Montreal Canadiens general manager Marc Bergevin wouldn’t go as far to say never, but insisted that his team is not shopping P.K. Subban.
Speaking after the GM meetings on Thursday, which precede the NHL draft in Buffalo, Bergevin sought to quiet speculation about his Norris trophy-winning defenceman following comments earlier in the day from Vancouver Canucks GM Jim Benning, who said he inquired on Subban.
“It’s not even listening to offers is I’m taking calls,” Bergevin said. “When a GM calls me I don’t know who he’s calling me about so I answer the phone. Yes, I’ve received calls on P.K., but I’m not shopping P.K. Subban. I can tell you that.”
Asked if it was realistic that a trade could take place with Subban, who’s posted more points than every defenceman but Erik Karlsson over the past five seasons, Bergevin replied: “I would say no.”
“Of course you never say never,” he added later. “If somebody offered me half of their team well you’ve got to make it work, but it’s not my intention.”

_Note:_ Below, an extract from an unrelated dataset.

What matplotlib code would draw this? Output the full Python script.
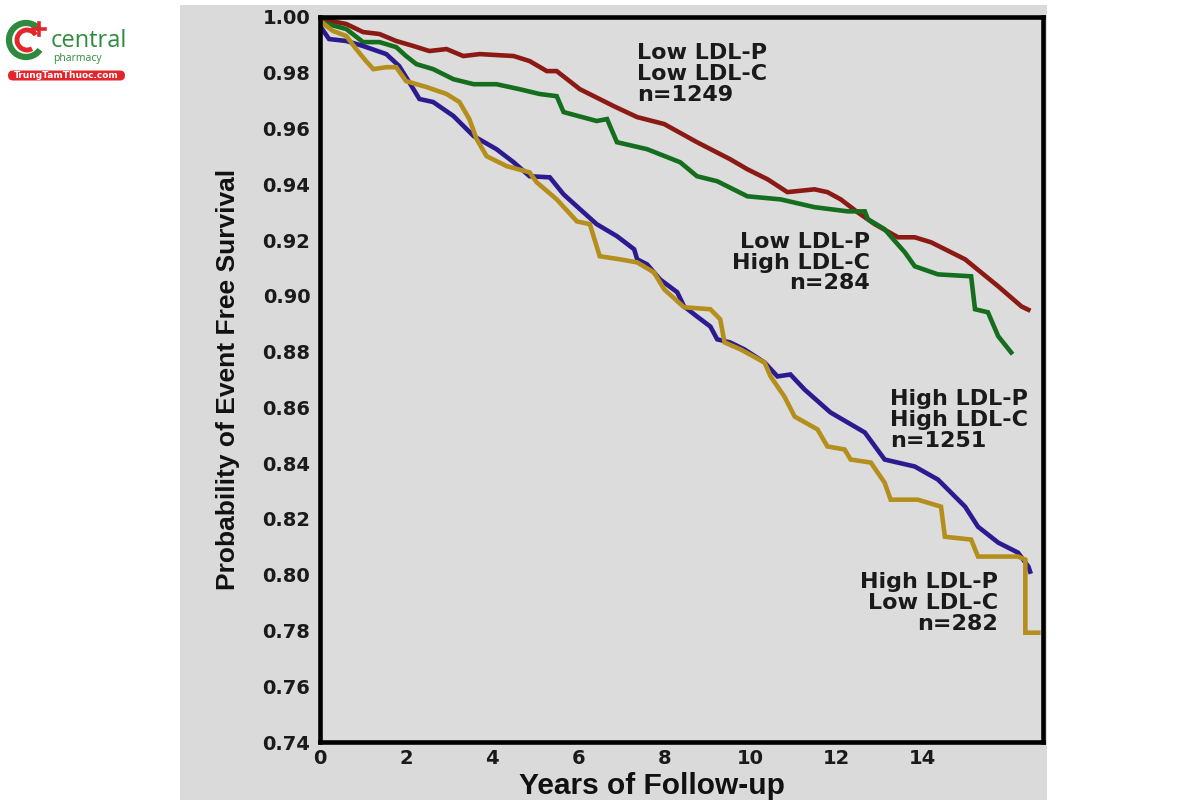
import matplotlib
matplotlib.use("Agg")
import matplotlib.pyplot as plt
from matplotlib.patches import Rectangle, FancyBboxPatch, Arc

# Kaplan-Meier style curves (years, survival)
t_lo_lo = [0, 0.61, 1.00, 1.38, 1.77, 2.17, 2.54, 2.94, 3.33, 3.71, 4.50, 4.87, 5.27, 5.50,
           6.04, 6.83, 7.37, 8.00, 8.76, 9.53, 9.93, 10.40, 10.86, 11.49, 11.79, 12.10,
           12.49, 12.89, 13.43, 13.82, 14.20, 14.99, 15.76, 16.30, 16.46]
s_lo_lo = [0.9993, 0.9975, 0.9946, 0.9939, 0.9914, 0.9896, 0.9878, 0.9885, 0.9860, 0.9867,
           0.9860, 0.9842, 0.9806, 0.9806, 0.9741, 0.9680, 0.9641, 0.9616, 0.9551, 0.9490,
           0.9454, 0.9418, 0.9372, 0.9382, 0.9372, 0.9346, 0.9300, 0.9257, 0.9210, 0.9210,
           0.9192, 0.9131, 0.9034, 0.8962, 0.8950]

t_lo_hi = [0, 0.61, 1.00, 1.38, 1.77, 2.00, 2.24, 2.63, 3.10, 3.57, 4.10, 4.64, 5.10, 5.50,
           5.66, 6.43, 6.67, 6.90, 7.60, 8.37, 8.76, 9.23, 9.93, 10.70, 11.49, 12.26, 12.66,
           12.73, 13.12, 13.36, 13.59, 13.82, 14.36, 15.13, 15.22, 15.52, 15.76, 16.06]
s_lo_hi = [0.9982, 0.9957, 0.9910, 0.9910, 0.9892, 0.9860, 0.9831, 0.9813, 0.9777, 0.9759,
           0.9759, 0.9741, 0.9724, 0.9716, 0.9659, 0.9627, 0.9634, 0.9551, 0.9526, 0.9479,
           0.9429, 0.9411, 0.9357, 0.9346, 0.9318, 0.9303, 0.9303, 0.9275, 0.9239, 0.9196,
           0.9156, 0.9106, 0.9077, 0.9070, 0.8952, 0.8941, 0.8855, 0.8797]

t_hi_hi = [0, 0.21, 0.61, 1.00, 1.54, 1.84, 2.07, 2.31, 2.63, 3.10, 3.57, 4.10, 4.50, 4.87,
           5.34, 5.66, 6.04, 6.43, 6.90, 7.30, 7.37, 7.60, 7.90, 8.30, 8.46, 8.76, 9.07, 9.23,
           9.53, 9.86, 10.33, 10.63, 10.93, 11.26, 11.86, 12.66, 13.12, 13.82, 14.36, 14.99,
           15.29, 15.76, 16.22, 16.46, 16.50]
s_hi_hi = [0.9968, 0.9921, 0.9914, 0.9896, 0.9867, 0.9824, 0.9767, 0.9706, 0.9695, 0.9645,
           0.9573, 0.9526, 0.9479, 0.9429, 0.9425, 0.9364, 0.9311, 0.9257, 0.9214, 0.9167,
           0.9131, 0.9113, 0.9059, 0.9013, 0.8962, 0.8926, 0.8890, 0.8844, 0.8833, 0.8808,
           0.8761, 0.8711, 0.8718, 0.8664, 0.8582, 0.8510, 0.8413, 0.8388, 0.8341, 0.8244,
           0.8172, 0.8115, 0.8079, 0.8029, 0.8011]

t_hi_lo = [0, 0.30, 0.61, 0.84, 1.07, 1.24, 1.54, 1.77, 2.00, 2.47, 2.94, 3.24, 3.47, 3.64,
           3.87, 4.34, 4.87, 5.03, 5.50, 5.97, 6.27, 6.50, 6.97, 7.37, 7.76, 8.00, 8.46, 9.07,
           9.30, 9.40, 9.77, 10.33, 10.47, 10.79, 11.03, 11.56, 11.79, 12.19, 12.33, 12.80,
           13.12, 13.26, 13.89, 14.43, 14.52, 15.13, 15.29, 16.22, 16.39, 16.39, 16.69]
s_hi_lo = [0.9986, 0.9950, 0.9932, 0.9885, 0.9842, 0.9813, 0.9820, 0.9820, 0.9770, 0.9749,
           0.9724, 0.9695, 0.9634, 0.9562, 0.9501, 0.9465, 0.9443, 0.9408, 0.9346, 0.9267,
           0.9257, 0.9142, 0.9131, 0.9120, 0.9084, 0.9023, 0.8959, 0.8952, 0.8916, 0.8833,
           0.8808, 0.8761, 0.8711, 0.8639, 0.8567, 0.8521, 0.8460, 0.8449, 0.8413, 0.8402,
           0.8330, 0.8269, 0.8269, 0.8244, 0.8136, 0.8126, 0.8065, 0.8065, 0.8054, 0.7792,
           0.7792]

x_ticks = [0, 2, 4, 6, 8, 10, 12, 14]
y_ticks = [0.74, 0.76, 0.78, 0.80, 0.82, 0.84, 0.86, 0.88, 0.90, 0.92, 0.94, 0.96, 0.98, 1.00]

fig = plt.figure(figsize=(12, 8), dpi=100)
fig.patch.set_facecolor("white")

# grey panel behind the chart
fig.patches.append(Rectangle((180 / 1200, 0), 867 / 1200, 795 / 800, transform=fig.transFigure,
                             facecolor="#dadada", edgecolor="none", zorder=-5))

ax = fig.add_axes([320 / 1200, 58 / 800, 723 / 1200, 725 / 800])
ax.set_zorder(2)
ax.set_facecolor("#dcdcdc")

ax.plot(t_lo_lo, s_lo_lo, color="#8c1a14", lw=3.3, solid_joinstyle="miter")
ax.plot(t_lo_hi, s_lo_hi, color="#156e1e", lw=3.3, solid_joinstyle="miter")
ax.plot(t_hi_hi, s_hi_hi, color="#2c1a90", lw=3.3, solid_joinstyle="miter")
ax.plot(t_hi_lo, s_hi_lo, color="#b58f1c", lw=3.3, solid_joinstyle="miter")

ax.set_xlim(0, 16.8)
ax.set_ylim(0.74, 1.0)
ax.set_xticks(x_ticks)
ax.set_yticks(y_ticks)
ax.set_yticklabels(["%.2f" % v for v in y_ticks])
ax.tick_params(length=0, labelsize=14, colors="#1a1a1a")
ax.tick_params(axis="y", pad=7)
ax.tick_params(axis="x", pad=5)
for lab in ax.get_xticklabels() + ax.get_yticklabels():
    lab.set_fontweight("bold")
for sp in ax.spines.values():
    sp.set_linewidth(3.3)
    sp.set_color("black")

ax.set_xlabel("Years of Follow-up", fontsize=21.5, fontweight="bold",
              family=["Liberation Sans", "DejaVu Sans"], color="#111111")
ax.xaxis.set_label_coords(0.459, -0.042)
ax.set_ylabel("Probability of Event Free Survival", fontsize=19, fontweight="bold",
              family=["Liberation Sans", "DejaVu Sans"], labelpad=16, color="#111111")

txt = dict(fontsize=16, fontweight="bold", color="#1a1a1a", linespacing=1.05, va="top")
ax.text(7.37, 0.9905, "Low LDL-P\nLow LDL-C\nn=1249", ha="left", multialignment="left", **txt)
ax.text(12.77, 0.9230, "Low LDL-P\nHigh LDL-C\nn=284", ha="right", multialignment="right", **txt)
ax.text(13.24, 0.8666, "High LDL-P\nHigh LDL-C\nn=1251", ha="left", multialignment="left", **txt)
ax.text(15.76, 0.8009, "High LDL-P\nLow LDL-C\nn=282", ha="right", multialignment="right", **txt)

# watermark logo, top left
lg = fig.add_axes([0, 1 - 90 / 800, 140 / 1200, 90 / 800])
lg.set_zorder(3)
lg.set_xlim(0, 140)
lg.set_ylim(90, 0)
lg.axis("off")
lg.add_patch(Arc((26, 40), 34, 34, theta1=35, theta2=320, color="#2e8b3e", lw=4.5))
lg.add_patch(Arc((27, 40), 20, 20, theta1=60, theta2=330, color="#e3262b", lw=3.5))
lg.plot([39, 39], [23, 35], color="#e3262b", lw=2.6)
lg.plot([33, 45], [29, 29], color="#e3262b", lw=2.6)
lg.text(51, 41, "central", fontsize=17, color="#2e8b3e", va="center", ha="left",
        family="Open Sans")
lg.text(53, 59, "pharmacy", fontsize=7.5, color="#2e8b3e", va="center", ha="left",
        family="Open Sans")
lg.add_patch(FancyBboxPatch((8, 70.5), 117, 10, boxstyle="round,pad=0,rounding_size=5",
                            facecolor="#e3262b", edgecolor="none"))
lg.text(66, 75.8, "TrungTamThuoc.com", fontsize=6.5, color="white", va="center", ha="center",
        fontweight="bold")

plt.savefig("out.png", dpi=100)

The Canadiens are coming off a wildly disappointing season which saw them race out to a 19-4-3 start only to unravel entirely with No. 1 goaltender Carey Price sidelined by injury.
If not quite to the Norris trophy levels he established in winning the award in 2013, Subban still posted 51 points in 68 games, tied for ninth among NHL defenders. He also boasted positive puck possession numbers. He averaged more than 26 minutes per game, trailing only four others at his position.
Still, an undercurrent of discontent lingered last season, highlighted by critical comments from head coach Michel Therrien following a mid-February game against Colorado, one that saw a Subban error lead to the game-deciding goal.
Bergevin, though, said he and the organization were happy with Subban and his growth in Montreal.
“Personally, we’ve never said anything (bad) about P.K.,” said Bergevin. “Off the ice, he’s busy, but he performs, he works, he’s on time, he does all the right things so what he does off the ice it’s good for him.
“P.K., since I’ve been in Montreal, his game has improved a lot,” Bergevin continued. “Last year as a team, and I’m sure not blaming P.K. Subban, as a team we didn’t get the job done.”
Bergevin said he was pleased to learn recently that Price would be “100 per cent” for the start of next season. Price, who is expected to play for Canada at the World Cup in September, injured his knee in late November and did not return for the remainder of last season.
The Canadiens, who finished with the fourth-worst record in the Eastern Conference in his absence, hold the ninth-overall pick at the upcoming draft.
Montreal’s GM was forced to clarify his team’s position on Subban after Benning told TSN Radio in Vancouver that the Canucks had inquired on Subban.
Bergevin said such calls were not unusual. He recalled one on another top Canadiens player two years earlier, an unidentified member of the club who remains with the team to this day.
“It’s part of the other GM’s (job) to do their due diligence on players that are available,” Bergevin said. “I’ve called teams on players in the past that I was 99 per cent (sure weren’t available). I made the call anyways. I’m sure they do the same thing.
“He’s an all-star defenceman,” Bergevin said of Subban. “He’s extremely good. If I would be (on) another team I would be calling too.”